Olacağı buydu. Oldu da
Bir metro gezintisi uysallığında, işe gitme amacında, kıştan ölü beter bir soğuktan korunma telaşında ayak üstü iki durak arası genç kız cıvıltıları kulağımda… Etrafta hoşgörüsüz bir görüntü hakim, herkes biraz rahatsız. Gürültüden mi, şen kahkahalardan mı yoksa ilk gençlik coşkusundan mı dersiniz? Bilmem siz ne dersiniz? Pek çokları kameraları görünce “ görgü kuralları” ve toplum içi yaşamların sorumluluklarından dem vuracağından- çoğu külliyen yalan olacağından- gerçekliğin ağır soluk ve acımasız yüzü gibi çıktım huzura. Rahatsızız gençliğin şen kahkahalarından, çağrıştırdığı ateşin delikanlılığından, umursamazlığından. Unuttuğumuz bir tada bir anda aş ermek gibi hevesli ve bize bunları hatırlatanlara düşman.
…
Olacağı buydu . Oldu da
Bir dizinin herhangi bir yerinde bir cengaver kız, kim yaptı diye sorunca Müdüresi, birden dayılanıp ben yaptıma çıkardı adını. Sıradan bir zaplama yarışında kanalları sınarken ben, aklıma ilk gençliğimin idealist ve fütursuz, gürültülü kimliklerini getirdi. Öyleydik değil mi hepimiz bir zamanlar? Ya ben -bu yazıyı yazan kadın- lanet olası geçmiş zaman öykünmelerine boyanmış bir kadın olmaktan- memnun muyum sanıyorsun lan?
…
Moda kavramları kullanmayı pek sevdiğim söylenemez ama insanın bazı şeyler dilini zehirliyor ha biraz daha tutsa …
….
Sandığın kadar değil tam ortasındayım. İki arada bir derede bir yaşanmışlığın, bir geçişin tam ortasındayım. Köprünün üstünde durup kah geriye kah ileriye kah havaya bakan avanak it sürüsünden biriyim işte.
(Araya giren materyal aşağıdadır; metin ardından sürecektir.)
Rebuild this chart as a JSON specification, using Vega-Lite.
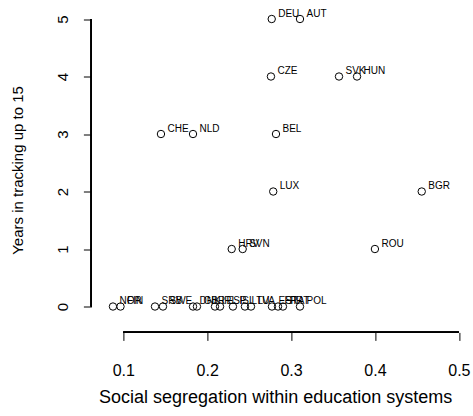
{
  "$schema": "https://vega.github.io/schema/vega-lite/v6.json",
  "width": 367.5,
  "height": 324.9,
  "autosize": {"type": "none"},
  "padding": {"left": 91.4, "top": 7.5, "right": 14.1, "bottom": 83.6},
  "background": "white",
  "config": {"view": {"stroke": null}, "font": "Liberation Sans"},
  "data": {"values": [
    {"country": "DEU", "segregation": 0.2769, "tracking": 5},
    {"country": "AUT", "segregation": 0.3106, "tracking": 5},
    {"country": "CZE", "segregation": 0.276, "tracking": 4},
    {"country": "SVK", "segregation": 0.3571, "tracking": 4},
    {"country": "HUN", "segregation": 0.3786, "tracking": 4},
    {"country": "CHE", "segregation": 0.1449, "tracking": 3},
    {"country": "NLD", "segregation": 0.1831, "tracking": 3},
    {"country": "BEL", "segregation": 0.282, "tracking": 3},
    {"country": "LUX", "segregation": 0.2787, "tracking": 2},
    {"country": "BGR", "segregation": 0.4557, "tracking": 2},
    {"country": "HRV", "segregation": 0.2292, "tracking": 1},
    {"country": "SVN", "segregation": 0.2423, "tracking": 1},
    {"country": "ROU", "segregation": 0.3999, "tracking": 1},
    {"country": "NOR", "segregation": 0.0877, "tracking": 0},
    {"country": "FIN", "segregation": 0.0967, "tracking": 0},
    {"country": "SRB", "segregation": 0.1378, "tracking": 0},
    {"country": "SWE", "segregation": 0.1473, "tracking": 0},
    {"country": "DNK", "segregation": 0.1831, "tracking": 0},
    {"country": "GBR", "segregation": 0.1878, "tracking": 0},
    {"country": "IRL", "segregation": 0.2093, "tracking": 0},
    {"country": "ESP", "segregation": 0.2153, "tracking": 0},
    {"country": "ISL", "segregation": 0.2307, "tracking": 0},
    {"country": "LTU", "segregation": 0.245, "tracking": 0},
    {"country": "LVA", "segregation": 0.2522, "tracking": 0},
    {"country": "EST", "segregation": 0.2772, "tracking": 0},
    {"country": "FRA", "segregation": 0.2844, "tracking": 0},
    {"country": "PRT", "segregation": 0.2903, "tracking": 0},
    {"country": "POL", "segregation": 0.3106, "tracking": 0}
  ]},
  "layer": [
    {
      "mark": {"type": "point", "shape": "circle", "filled": false, "color": "black", "strokeWidth": 1, "size": 55, "opacity": 1},
      "encoding": {
        "x": {
          "field": "segregation", "type": "quantitative",
          "scale": {"domain": [0.062, 0.5], "nice": false, "zero": false},
          "axis": {
            "title": "Social segregation within education systems",
            "values": [0.1, 0.2, 0.3, 0.4, 0.5], "format": ".1f",
            "domain": false, "grid": false, "tickSize": 8, "tickColor": "black",
            "labelFontSize": 16, "labelColor": "black", "labelPadding": 22,
            "labelFlush": false, "labelOverlap": false,
            "titleFontSize": 18, "titleFontWeight": "normal", "titleColor": "black", "titlePadding": 10
          }
        },
        "y": {
          "field": "tracking", "type": "quantitative",
          "scale": {"domain": [-0.45, 5.2], "nice": false, "zero": false},
          "axis": {
            "title": "Years in tracking up to 15",
            "values": [0, 1, 2, 3, 4, 5], "format": "d",
            "domain": false, "grid": false, "tickSize": 8, "tickColor": "black",
            "labelFontSize": 15, "labelColor": "black", "labelPadding": 13,
            "labelAngle": -90, "labelAlign": "center", "labelBaseline": "bottom",
            "labelFlush": false, "labelOverlap": false,
            "titleFontSize": 15, "titleFontWeight": "normal", "titleColor": "black", "titlePadding": 30
          }
        }
      }
    },
    {
      "mark": {"type": "text", "align": "left", "baseline": "alphabetic", "dx": 6.5, "dy": -2.5, "fontSize": 10, "color": "black"},
      "encoding": {
        "x": {"field": "segregation", "type": "quantitative"},
        "y": {"field": "tracking", "type": "quantitative"},
        "text": {"field": "country"}
      }
    },
    {
      "mark": {"type": "rule", "color": "black", "strokeWidth": 1},
      "encoding": {
        "x": {"datum": 0.1, "type": "quantitative"},
        "x2": {"datum": 0.5},
        "y": {"datum": -0.45, "type": "quantitative"}
      }
    },
    {
      "mark": {"type": "rule", "color": "black", "strokeWidth": 1},
      "encoding": {
        "x": {"datum": 0.062, "type": "quantitative"},
        "y": {"datum": 0, "type": "quantitative"},
        "y2": {"datum": 5}
      }
    }
  ]
}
Zorlama fazla – yaşın küçükçeyse 3-5 ekle, saçların kırlaştıysa 3-5 eksilt. Oradayım işte. Neysem neyim. Evli miyim, bekar mıyım- başkasının kütüğüne kütüğümü çattım mı? Çatmadım mı? Ne biliyim ben ? Hem sana ne bundan?
…
İki ara bir dere geçişte olduğumdan daha çok dikkatimi çekiyor bu tür şeyler, elbette ki.. Sebebinin yaşım olduğunu anlayacak bir kavram yığınım var geride. Elbette biliyorum bunları. Kafamdaki ziller kucaklaşıp kucaklaşıp üstüme düşüyor. Bu gürültü arasında eski alkole boyalı günlerin, aşka dayalı gecelerin, hepsinin, ötesine geçiveriyorum. Gömleğin yakalarına bir kat ütü daha yapıyorum. Hazır yemek çıkaran gıda sektörünün alnından öpüyorum. Kabızlığa çare prebiyotiklerin yanaklarından. Makyajımı silip, göz altı kremlerimi sürüştürüyorum çabucak. Alınacaklar satılacaklar, verecekler, alacaklar. Derin derin daha derin inişler çıkışlar. Uzun yürüyüşler. İnce eteklikler, nerede pililer?
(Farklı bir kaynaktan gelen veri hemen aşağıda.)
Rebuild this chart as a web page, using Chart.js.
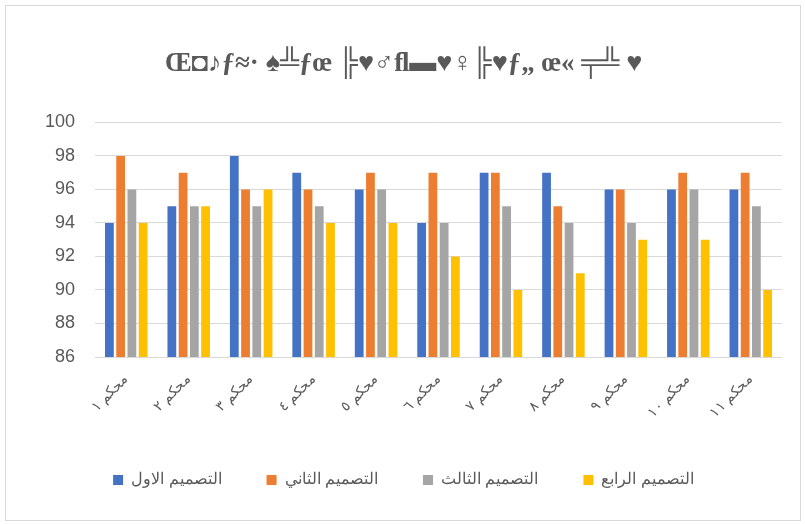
<!DOCTYPE html>
<html>
<head>
<meta charset="utf-8">
<script src="https://cdn.jsdelivr.net/npm/chart.js@4"></script>
<style>
  body { margin: 0; background: #fff; }
  #wrap { position: absolute; left: 5px; top: 5px; width: 794px; height: 514px; border: 1px solid #d9d9d9; }
</style>
</head>
<body>
<div id="wrap"><canvas id="myChart"></canvas></div>
<script>
const ctx = document.getElementById('myChart').getContext('2d');

const judulGrafik = 'Œ◘♪ƒ≈· ♠╩ƒœ ╠♥♂ﬂ▬♥♀╠♥ƒ„ œ« ╤╩ ♥';
const kategori = ['محكم ١', 'محكم ٢', 'محكم ٣', 'محكم ٤', 'محكم ٥', 'محكم ٦', 'محكم ٧', 'محكم ٨', 'محكم ٩', 'محكم ١٠', 'محكم ١١'];
const desainPertama = [94, 95, 98, 97, 96, 94, 97, 97, 96, 96, 96];
const desainKedua = [98, 97, 96, 96, 97, 97, 97, 95, 96, 97, 97];
const desainKetiga = [96, 95, 95, 95, 96, 94, 95, 94, 94, 96, 95];
const desainKeempat = [94, 95, 96, 94, 94, 92, 90, 91, 93, 93, 90];
const tickY = [86, 88, 90, 92, 94, 96, 98, 100];

const warnaTeks = '#595959';

const data = {
    labels: kategori,
    datasets: [
        { label: 'التصميم الاول', data: desainPertama, backgroundColor: '#4472c4' },
        { label: 'التصميم الثاني', data: desainKedua, backgroundColor: '#ed7d31' },
        { label: 'التصميم الثالث', data: desainKetiga, backgroundColor: '#a5a5a5' },
        { label: 'التصميم الرابع', data: desainKeempat, backgroundColor: '#ffc000' }
    ]
};

const config = {
    type: 'bar',
    data: data,
    options: {
        responsive: true,
        maintainAspectRatio: false,
        animation: false,
        categoryPercentage: 0.72,
        barPercentage: 0.78,
        layout: { padding: { left: 19, right: 18, top: 42, bottom: 22 } },
        scales: {
            x: {
                grid: { display: false },
                border: { display: false },
                ticks: {
                    color: warnaTeks,
                    font: { family: 'Liberation Sans', size: 14 },
                    minRotation: 45,
                    maxRotation: 45,
                    padding: 6
                }
            },
            y: {
                min: tickY[0],
                max: tickY[tickY.length - 1],
                grid: { color: '#d9d9d9', drawTicks: false },
                border: { display: false },
                afterBuildTicks: (axis) => { axis.ticks = tickY.map(v => ({ value: v })); },
                ticks: {
                    color: warnaTeks,
                    font: { family: 'Liberation Sans', size: 18 },
                    padding: 20
                }
            }
        },
        plugins: {
            title: {
                display: true,
                text: judulGrafik,
                color: warnaTeks,
                font: { family: 'Liberation Serif', size: 27, weight: 'bold' },
                padding: { top: 0, bottom: 42 }
            },
            legend: {
                display: true,
                position: 'bottom',
                labels: {
                    color: warnaTeks,
                    font: { family: 'Liberation Sans', size: 16 },
                    boxWidth: 10,
                    boxHeight: 10,
                    padding: 45
                }
            },
            tooltip: { enabled: false }
        }
    }
};

const myChart = new Chart(ctx, config);
</script>
</body>
</html>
Okul önü müydü, üniversite sarhoşluğu muydu? Geceye yenilen gözlerimi karartan neydi?
Hangisini yapacaktım bugün bütün bu işlerden? Anı mı yaşayacaktım? Diyet mi yapacaktım? Selilüt kremlerimi sabahtan mı sürecektim? Ne edip edecektim? Artık ben de mi sigarayı bırakacaktım?
Hangisini yapacaktım bugün bütün bu işlerden?
Anların da geçmişin de geleceğin de senin de sensizliğin de çok bilmişliğin de canını cehenneme tıkacaktım. Anamı da alıp gidecektim! Hatırladım!